Zauners Theaterwelt ist eine Welt für sich. So wie er Cliquenbildung unter Künstlern haßt, ist auch sein Werk nirgends einzureihen. Ein Außenseiter, der aber mittendrin steht. Mit diesem Paradoxon ist er gekennzeichnet. Seine Stücke haben etwas Rauhes, aber zugleich Geheimnisvolles, loten Tiefen aus, deren wir uns nicht mehr bewußt waren. Hinter kühler Realität verbergen sich Dämonen, mag man sie heutzutage auch als Energien titulieren, es sind dieselben, die unsere Vorväter durch Riten zu befriedigen suchten und aus deren Bann wir uns bisher nicht befreien konnten. Zauner läßt wenig Raum für Hoffnung. Die Bösen dominieren zumeist in seinen Werken, und nur ab und zu bringen ein Außenseiter oder eine Außenseiterin Licht in das Dunkel seiner Seelenlandschaften.
Warten, ohne Wissen worauf, Weitergehen, ohne Wissen wohin, das sind die tragischen Grundkomponenten von Zauners Werk. Zeugnisse einer glaubenslosen Zeit? Oder besser, Zeugnisse einer Zeit des Irrglaubens? Denn der Glaube an die Wirklichkeit materiellen Wohlstands herrscht heute ebenso wie der Glaube an Abstruses und Okkultes. Das eine gebiert das andere. Das große Fressen wird zum Ritual und umgekehrt. Damit deckt Zauner Zusammenhänge auf, Zusammenhänge zwischen materialistischer Lebensauffassung und esoterischem Wunschdenken.

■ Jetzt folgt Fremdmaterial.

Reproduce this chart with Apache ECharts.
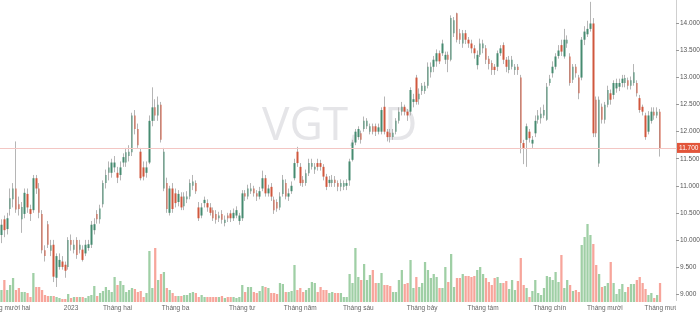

Daß seine Stücke bei allem Erfolg, den sie bisher im In- und Ausland erreicht haben, auf den großen Wiener Bühnen nur selten gespielt wurden, hat zweifellos seinen Grund in der erwähnten Außenseiterrolle des Autors. Ihm fehlt die Stütze, er steht allein. Und das besagt viel hierzulande und heute. Zauner will kein Propagandist und kein Prophet sein. Nur aufzeigen, was geschieht. Und bei der in unserer Zeit verbreiteten Angst vor allem Pathetischen, ist seine nüchterne Art vielleicht die bessere Wegmarke als jede Form von Lehre oder Programm.